::: Listed entries

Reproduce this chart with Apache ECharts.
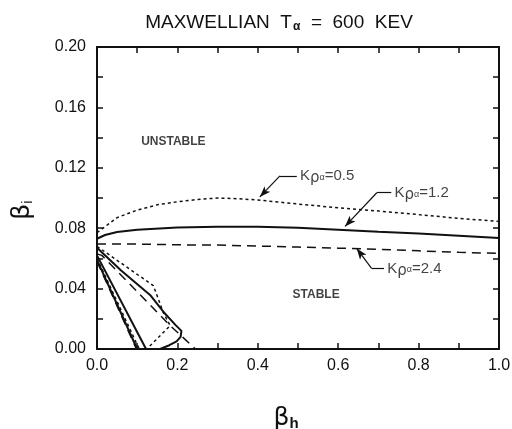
<!DOCTYPE html>
<html>
<head>
<meta charset="utf-8">
<script src="https://cdn.jsdelivr.net/npm/echarts@6/dist/echarts.min.js"></script>
<style>
  html, body { margin: 0; padding: 0; background: #fff; }
  #main { width: 512px; height: 429px; }
</style>
</head>
<body>
<div id="main"></div>
<script>
// stability boundaries, [beta_h, beta_i]
const kr05Upper = [[0, 0.077], [0.02, 0.081], [0.05, 0.087], [0.1, 0.092], [0.15, 0.0955], [0.2, 0.0975], [0.25, 0.099], [0.3, 0.1], [0.35, 0.0995], [0.4, 0.0987], [0.5, 0.096], [0.6, 0.0935], [0.7, 0.0914], [0.8, 0.089], [0.9, 0.0865], [1.0, 0.0845]]
const kr05Lower = [[0, 0.068], [0.07, 0.055], [0.14, 0.042], [0.15, 0.035], [0.165, 0.024], [0.182, 0.0155], [0.124, 0]]
const kr05Inner = [[0, 0.06], [0.105, 0]]

const kr12Upper = [[0, 0.073], [0.02, 0.0755], [0.05, 0.0775], [0.1, 0.079], [0.2, 0.0805], [0.3, 0.081], [0.4, 0.081], [0.5, 0.0803], [0.6, 0.079], [0.7, 0.0777], [0.8, 0.0765], [0.9, 0.075], [1.0, 0.0735]]
const kr12Lower = [[0, 0.067], [0.06, 0.052], [0.132, 0.0358], [0.165, 0.0247], [0.195, 0.016], [0.21, 0.012], [0.208, 0.008], [0.198, 0.005], [0.18, 0.0025], [0.157, 0]]
const kr12InnerA = [[0, 0.062], [0.122, 0]]
const kr12InnerB = [[0, 0.059], [0.1, 0]]

const kr24Upper = [[0, 0.0695], [0.1, 0.0695], [0.2, 0.069], [0.3, 0.0688], [0.4, 0.0682], [0.5, 0.0675], [0.6, 0.0668], [0.7, 0.066], [0.8, 0.065], [0.9, 0.064], [1.0, 0.0633]]
const kr24Lower = [[0, 0.063], [0.012, 0.062], [0.1, 0.038], [0.182, 0.0155], [0.245, 0]]
const kr24Inner = [[0, 0.058], [0.098, 0]]

// labels with leader lines: text position, elbow, arrow tip
const curveLabels = ['0.5', '1.2', '2.4']
const labelPos = [[0.505, 0.1146], [0.74, 0.1035], [0.722, 0.0534]]
const labelElbow = [[0.455, 0.1146], [0.696, 0.1035], [0.683, 0.0534]]
const labelTip = [[0.405, 0.1007], [0.617, 0.0812], [0.646, 0.0666]]

const regionLabels = ['UNSTABLE', 'STABLE']
const regionPos = [[0.19, 0.137], [0.545, 0.0358]]

const FONT = 'Liberation Sans'
const INK = '#111'

const chart = echarts.init(document.getElementById('main'), null, { renderer: 'canvas' })

function curve(data, width, dash) {
  return {
    type: 'line', data, showSymbol: false, silent: true, animation: false,
    lineStyle: { color: INK, width, type: dash }
  }
}

const leaderLines = []
labelPos.forEach((p, i) => {
  const start = [p[0] - 0.008, p[1]]
  leaderLines.push([{ coord: start }, { coord: labelElbow[i] }])
  leaderLines.push([{ coord: labelElbow[i] }, { coord: labelTip[i], symbol: 'arrow', symbolSize: [6, 11] }])
})

const frameAxis = {
  axisLine: { onZero: false, lineStyle: { color: INK, width: 2 } },
  axisTick: { inside: true, length: 6, lineStyle: { color: INK, width: 1.5 } },
  splitLine: { show: false }
}

const option = {
  animation: false,
  title: {
    text: '{a|MAXWELLIAN  T}{s|α}{a|  =  600  KEV}',
    left: 274, top: 7, textAlign: 'center',
    textStyle: {
      rich: {
        a: { fontFamily: FONT, fontSize: 19, fontWeight: 'normal', color: INK },
        s: { fontFamily: FONT, fontSize: 12, fontWeight: 'bold', color: INK, verticalAlign: 'bottom', padding: [9, 0, 0, 1] }
      }
    }
  },
  grid: { left: 97, right: 13, top: 47, bottom: 80, containLabel: false, outerBoundsMode: 'none' },
  xAxis: [
    {
      type: 'value', min: 0, max: 1, interval: 0.1, position: 'bottom',
      ...frameAxis,
      axisLabel: {
        fontFamily: FONT, fontSize: 16, color: INK, margin: 9,
        formatter: v => Math.round(v * 10) % 2 === 0 ? v.toFixed(1) : ''
      },
      name: '{b|β}{s|h}', nameLocation: 'middle', nameGap: 57,
      nameTextStyle: {
        padding: [0, 24, 0, 0],
        rich: {
          b: { fontFamily: 'DejaVu Sans', fontSize: 25, color: INK },
          s: { fontFamily: FONT, fontSize: 15, fontWeight: 'bold', color: INK, verticalAlign: 'bottom', padding: [10, 0, 0, 0] }
        }
      }
    },
    {
      type: 'value', min: 0, max: 1, interval: 0.1, position: 'top',
      ...frameAxis,
      axisLabel: { show: false }
    }
  ],
  yAxis: [
    {
      type: 'value', min: 0, max: 0.2, interval: 0.02, position: 'left',
      ...frameAxis,
      axisLabel: {
        fontFamily: FONT, fontSize: 16, color: INK, margin: 11,
        formatter: v => Math.round(v * 100) % 4 === 0 ? v.toFixed(2) : ''
      },
      name: '{b|β}{s|i}', nameLocation: 'middle', nameGap: 62, nameRotate: 90,
      nameTextStyle: {
        padding: [0, 24, 0, 0],
        rich: {
          b: { fontFamily: 'DejaVu Sans', fontSize: 25, color: INK },
          s: { fontFamily: FONT, fontSize: 15, color: INK, verticalAlign: 'bottom', padding: [10, 0, 0, 0] }
        }
      }
    },
    {
      type: 'value', min: 0, max: 0.2, interval: 0.02, position: 'right',
      ...frameAxis,
      axisLabel: { show: false }
    }
  ],
  series: [
    curve(kr05Upper, 1.5, [3, 3]),
    curve(kr05Lower, 1.5, [3, 3]),
    curve(kr05Inner, 1.5, [3, 3]),
    curve(kr12Upper, 2, 'solid'),
    curve(kr12Lower, 2, 'solid'),
    curve(kr12InnerA, 2, 'solid'),
    curve(kr12InnerB, 2, 'solid'),
    curve(kr24Upper, 1.5, [9, 6]),
    curve(kr24Lower, 1.5, [9, 6]),
    curve(kr24Inner, 1.5, [9, 6]),
    {
      type: 'scatter', symbolSize: 0, silent: true,
      data: curveLabels.map((t, i) => ({ value: labelPos[i], name: t })),
      label: {
        show: true, position: 'right', distance: 0,
        formatter: p => '{k|K}{r|ρ}{s|α}{k|=' + p.name + '}',
        rich: {
          k: { fontFamily: FONT, fontSize: 15, color: INK },
          r: { fontFamily: 'DejaVu Sans', fontSize: 15, color: INK, padding: [5, 0, 0, 0] },
          s: { fontFamily: FONT, fontSize: 9, color: INK, padding: [3, 0, 0, 0] }
        }
      },
      markLine: {
        silent: true, symbol: ['none', 'none'], animation: false,
        label: { show: false },
        lineStyle: { color: INK, width: 1.2, type: 'solid' },
        data: leaderLines
      }
    },
    {
      type: 'scatter', symbolSize: 0, silent: true,
      data: regionLabels.map((t, i) => ({ value: regionPos[i], name: t })),
      label: {
        show: true, position: 'inside', formatter: p => p.name,
        fontFamily: FONT, fontSize: 12, fontWeight: 'bold', color: INK
      }
    }
  ]
}

chart.setOption(option)
</script>
</body>
</html>
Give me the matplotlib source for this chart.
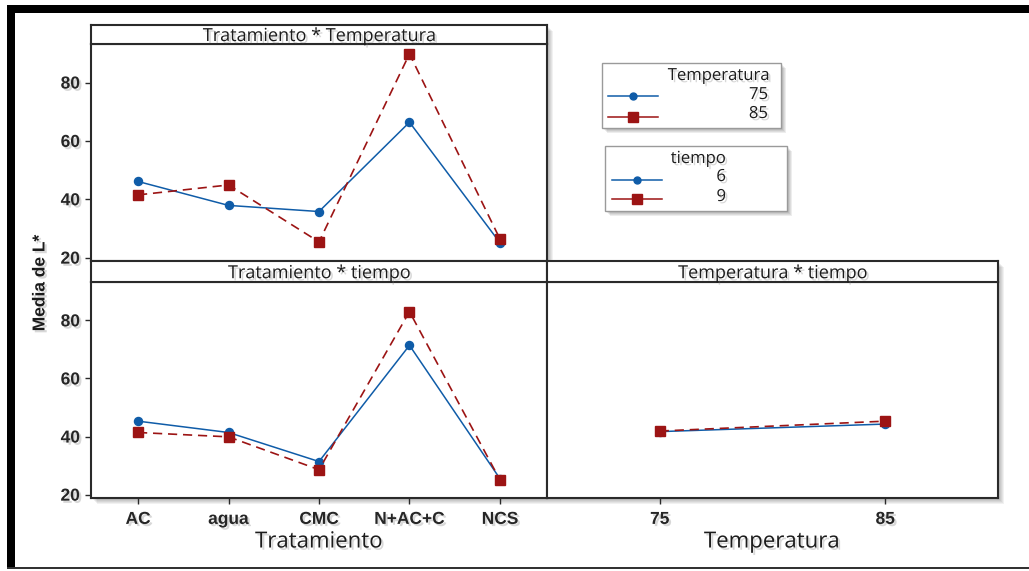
import matplotlib
matplotlib.use("Agg")
import matplotlib.pyplot as plt
import matplotlib.patheffects as pe
from matplotlib.patches import Rectangle
from matplotlib.lines import Line2D

# Media de L* por interacción
tratamientos = ["AC", "agua", "CMC", "N+AC+C", "NCS"]
temp_75 = [46.1, 37.9, 35.8, 66.4, 25.1]
temp_85 = [41.5, 44.9, 25.4, 89.8, 26.4]
tiempo_6 = [45.3, 41.4, 31.4, 71.4, 25.5]
tiempo_9 = [41.4, 39.9, 28.6, 83.0, 25.1]
temperaturas = [75, 85]
tt_tiempo_6 = [41.7, 44.3]
tt_tiempo_9 = [41.9, 45.3]
y_ticks = [20, 40, 60, 80]

W, H = 1029, 571
BLUE = "#0f5ca8"
RED = "#9c1414"
EDGE = "#2a2a2a"
TXT = "#1c1c1c"

fig = plt.figure(figsize=(W / 100, H / 100), dpi=100)
fig.patch.set_facecolor("white")

shadow_txt = [pe.withSimplePatchShadow(offset=(1.6, -1.6), shadow_rgbFace="0.45", alpha=0.28)]


def box(x0, y0, x1, y1):
    return [x0 / W, 1 - y1 / H, (x1 - x0) / W, (y1 - y0) / H]


def fig_rect(x0, y0, x1, y1, **kw):
    r = Rectangle((x0 / W, 1 - y1 / H), (x1 - x0) / W, (y1 - y0) / H,
                  transform=fig.transFigure, **kw)
    fig.add_artist(r)
    return r


def soft_shadow(x0, y0, x1, y1, steps=6, alpha=0.055):
    for k in range(1, steps + 1):
        fig_rect(x0 + k, y0 + k, x1 + k, y1 + k, facecolor="black",
                 edgecolor="none", alpha=alpha, zorder=-5)


# outer frame
fig_rect(7, 5, W + 2, 12.5, facecolor="black", edgecolor="none", zorder=5)
fig_rect(7, 5, 15, 569, facecolor="black", edgecolor="none", zorder=5)
fig_rect(7, 567, W + 2, 569, facecolor="#333333", edgecolor="none", zorder=5)

# panel geometry (pixels)
LX0, LX1, RX1 = 91, 547, 998
T_S0, T_S1, T_P1 = 25, 44, 261
B_S0, B_S1, B_P1 = 261, 282, 498
YLIM = (18.85, 93.2)

soft_shadow(LX0, T_S0, LX1, T_P1)
soft_shadow(LX0, B_S0, LX1, B_P1)
soft_shadow(LX1, B_S0, RX1, B_P1)


def strip(x0, y0, x1, y1, title):
    a = fig.add_axes(box(x0, y0, x1, y1))
    a.set_xticks([])
    a.set_yticks([])
    for s in a.spines.values():
        s.set_linewidth(1.5)
        s.set_color(EDGE)
    a.text(0.5, 0.42, title, ha="center", va="center", fontsize=13,
           family="Open Sans", color=TXT, transform=a.transAxes,
           path_effects=shadow_txt)
    return a


def panel(x0, y0, x1, y1):
    a = fig.add_axes(box(x0, y0, x1, y1))
    a.set_ylim(*YLIM)
    for s in a.spines.values():
        s.set_linewidth(1.5)
        s.set_color(EDGE)
    a.tick_params(length=4.5, width=1.0, color=EDGE, labelsize=12.5,
                  labelcolor="#262626", pad=3.5)
    return a


def draw_pair(a, x, ya, yb):
    a.plot(x, ya, color=BLUE, lw=1.1, marker="o", ms=5.8,
           markeredgecolor=BLUE, zorder=3)
    a.plot(x, yb, color=RED, lw=1.2, marker="s", ms=6.8,
           markeredgecolor=RED, dashes=(5.5, 3.5), zorder=4)


pos = list(range(1, len(tratamientos) + 1))

# Tratamiento * Temperatura
ax_tl = panel(LX0, T_S1, LX1, T_P1)
draw_pair(ax_tl, pos, temp_75, temp_85)
ax_tl.set_xlim(0.48, 5.52)
ax_tl.set_xticks([])
ax_tl.set_yticks(y_ticks)
strip(LX0, T_S0, LX1, T_S1, "Tratamiento * Temperatura")

# Tratamiento * tiempo
ax_bl = panel(LX0, B_S1, LX1, B_P1)
draw_pair(ax_bl, pos, tiempo_6, tiempo_9)
ax_bl.set_xlim(0.48, 5.52)
ax_bl.set_xticks(pos)
ax_bl.set_xticklabels(tratamientos)
ax_bl.set_yticks(y_ticks)
ax_bl.tick_params(axis="x", pad=5.5)
strip(LX0, B_S0, LX1, B_S1, "Tratamiento * tiempo")

# Temperatura * tiempo
ax_br = panel(LX1, B_S1, RX1, B_P1)
draw_pair(ax_br, temperaturas, tt_tiempo_6, tt_tiempo_9)
ax_br.set_xlim(70, 90)
ax_br.set_xticks(temperaturas)
ax_br.set_yticks([])
ax_br.tick_params(axis="x", pad=5.5)
strip(LX1, B_S0, RX1, B_S1, "Temperatura * tiempo")

for a in (ax_tl, ax_bl, ax_br):
    for lab in a.get_xticklabels() + a.get_yticklabels():
        lab.set_family("Liberation Sans")
        lab.set_fontweight("bold")
        lab.set_path_effects(shadow_txt)

# axis titles
fig.text(319 / W, 1 - 542 / H, "Tratamiento", ha="center", va="center",
         fontsize=16, family="Open Sans", color=TXT, path_effects=shadow_txt)
fig.text(772 / W, 1 - 542 / H, "Temperatura", ha="center", va="center",
         fontsize=16, family="Open Sans", color=TXT, path_effects=shadow_txt)
fig.text(40 / W, 1 - 283 / H, "Media de L*", ha="center", va="center",
         rotation=90, fontsize=12.5, fontweight="bold", family="Liberation Sans",
         color=TXT, path_effects=shadow_txt)


# legends
def legend_box(x0, y0, x1, y1, title, title_x, title_ha, labels, label_x,
               line_x0, line_x1, rows_y, label_rows_y, title_y):
    soft_shadow(x0, y0, x1, y1, steps=5, alpha=0.07)
    fig_rect(x0, y0, x1, y1, facecolor="white", edgecolor="#9a9a9a",
             lw=1.0, zorder=2)
    fig.text(title_x / W, 1 - title_y / H, title, ha=title_ha, va="center",
             fontsize=12, family="Open Sans", color=TXT, zorder=3,
             path_effects=shadow_txt)
    styles = [dict(color=BLUE, marker="o", ms=5), dict(color=RED, marker="s", ms=6.5)]
    for lab, ly, ty, st in zip(labels, rows_y, label_rows_y, styles):
        fig.add_artist(Line2D([line_x0 / W, line_x1 / W], [1 - ly / H, 1 - ly / H],
                              lw=1.1, transform=fig.transFigure,
                              color=st["color"], zorder=3))
        fig.add_artist(Line2D([(line_x0 + line_x1) / 2 / W], [1 - ly / H],
                              lw=0, marker=st["marker"], ms=st["ms"],
                              color=st["color"], transform=fig.transFigure, zorder=3))
        fig.text(label_x / W, 1 - ty / H, lab, ha="right", va="center",
                 fontsize=12, family="Open Sans", color=TXT, zorder=3,
                 path_effects=shadow_txt)


legend_box(602, 63, 781, 128, "Temperatura", 769, "right",
           [str(t) for t in temperaturas], 768, 608, 658, [96, 117], [95, 114], 76)
legend_box(605, 146, 787, 211, "tiempo", 698, "center",
           ["6", "9"], 726, 612, 662, [180, 199], [177, 197], 159)

fig.savefig("out.png", dpi=100, facecolor="white")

::::::

■ **What you need to do**:
Keep the images out of the copy. Repeat word for word only the lines from the one containing "Give me the matplotlib source for this chart." through the one containing "fig_rect(7, 567, W", both ends included.

■ **In response**:
Give me the matplotlib source for this chart.
import matplotlib
matplotlib.use("Agg")
import matplotlib.pyplot as plt
import matplotlib.patheffects as pe
from matplotlib.patches import Rectangle
from matplotlib.lines import Line2D

# Media de L* por interacción
tratamientos = ["AC", "agua", "CMC", "N+AC+C", "NCS"]
temp_75 = [46.1, 37.9, 35.8, 66.4, 25.1]
temp_85 = [41.5, 44.9, 25.4, 89.8, 26.4]
tiempo_6 = [45.3, 41.4, 31.4, 71.4, 25.5]
tiempo_9 = [41.4, 39.9, 28.6, 83.0, 25.1]
temperaturas = [75, 85]
tt_tiempo_6 = [41.7, 44.3]
tt_tiempo_9 = [41.9, 45.3]
y_ticks = [20, 40, 60, 80]

W, H = 1029, 571
BLUE = "#0f5ca8"
RED = "#9c1414"
EDGE = "#2a2a2a"
TXT = "#1c1c1c"

fig = plt.figure(figsize=(W / 100, H / 100), dpi=100)
fig.patch.set_facecolor("white")

shadow_txt = [pe.withSimplePatchShadow(offset=(1.6, -1.6), shadow_rgbFace="0.45", alpha=0.28)]


def box(x0, y0, x1, y1):
    return [x0 / W, 1 - y1 / H, (x1 - x0) / W, (y1 - y0) / H]


def fig_rect(x0, y0, x1, y1, **kw):
    r = Rectangle((x0 / W, 1 - y1 / H), (x1 - x0) / W, (y1 - y0) / H,
                  transform=fig.transFigure, **kw)
    fig.add_artist(r)
    return r


def soft_shadow(x0, y0, x1, y1, steps=6, alpha=0.055):
    for k in range(1, steps + 1):
        fig_rect(x0 + k, y0 + k, x1 + k, y1 + k, facecolor="black",
                 edgecolor="none", alpha=alpha, zorder=-5)


# outer frame
fig_rect(7, 5, W + 2, 12.5, facecolor="black", edgecolor="none", zorder=5)
fig_rect(7, 5, 15, 569, facecolor="black", edgecolor="none", zorder=5)
fig_rect(7, 567, W + 2, 569, facecolor="#333333", edgecolor="none", zorder=5)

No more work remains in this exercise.